Astur-Leonese is a dialect continuum included in the West Iberian branch of the Romance languages. It is spoken in the Spanish provinces of Asturias (Asturian Language, asturianu, or Bable), León, Zamora and Salamanca (Leonese language, Llionés). In some villages in the District of Bragança, Portugal (Miranda do Douro) a closely related language called Mirandese is spoken.
Astur-Leonese dialects (mixed with Spanish) are also spoken in Extremadura (where it is called Extremaduran, estremeñu) and Cantabria (where it is called Cantabrian, or Montañés). It is disputed whether these speech forms are a dialect of the Spanish Language, a variety of Astur-Leonese or independent languages in their own right.
Leonese language was once considered an informal dialect (basilect) of Spanish, but, in 1906, Ramón Menéndez Pidal showed it was the result of Latin evolution in the Kingdom of León, and nowadays it is considered a separate language. In Portugal, the related Mirandese language is officially recognized.
The language developed from Vulgar Latin with contributions from the pre-Roman languages, which were spoken in the territory of the Astures, an ancient tribe of the Iberian peninsula. Castilian Spanish came to the area later, in the 14th century, when the central administration sent emissaries and functionaries to occupy political and ecclesiastical offices.

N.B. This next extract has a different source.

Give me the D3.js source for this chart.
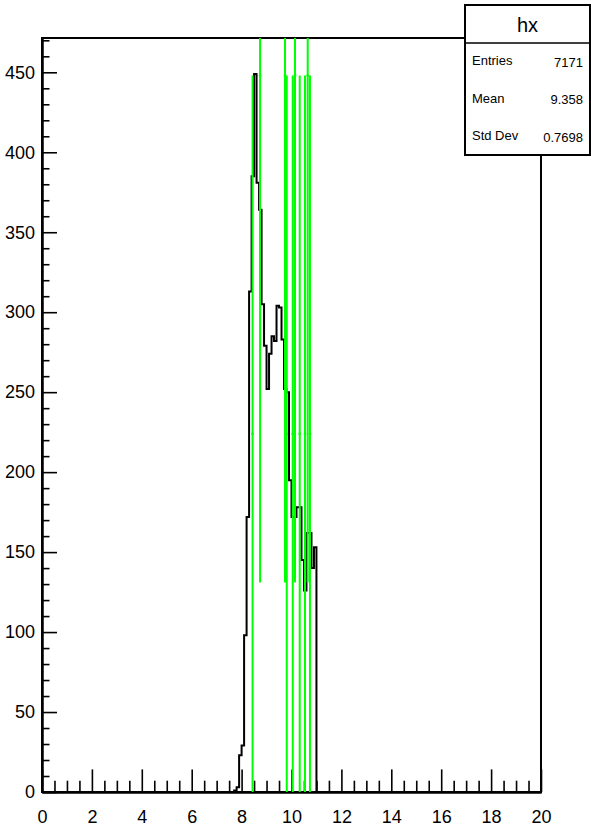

Much effort has been made since 1974 to protect and promote Asturian. In 1994 there were 100,000 first language speakers, and 450,000 second language speakers able to speak or understand Asturian. However, the situation of Asturian is critical, with a large decline in the number of speakers in the last 100 years. At the end of the 20th century, the Academia de la Llingua Asturiana made efforts to provide the language with most of the tools needed by a language to ensure its survival: a grammar, a dictionary, and periodicals. A new generation of Asturian writers both in Asturias and in León have also championed the language. These developments give the Asturian / Leonese language a greater hope of survival.
The situation of Leonese as a minority language has driven Leonese to an apparent dead end, and it is considered as a Seriously Dangered Language by UNESCO. There are some efforts to gain acceptance among the urban population (the Leonese Council has made campaigns for young people in the Leonese language). Some reports claim that it will be dead in two generations.
In spite of all the difficulties, the number of young people learning and using it (mainly as a written language) has substantially increased in recent years, mainly among intellectual groups and politically active Leoneses proud of their regional identity.
Cantabrian language or Mountain language is the name received the language used in the West of Cantabria and some zones of the Valley of Pas and the Valley of Soba, in its Eastern zone, Northern Spain.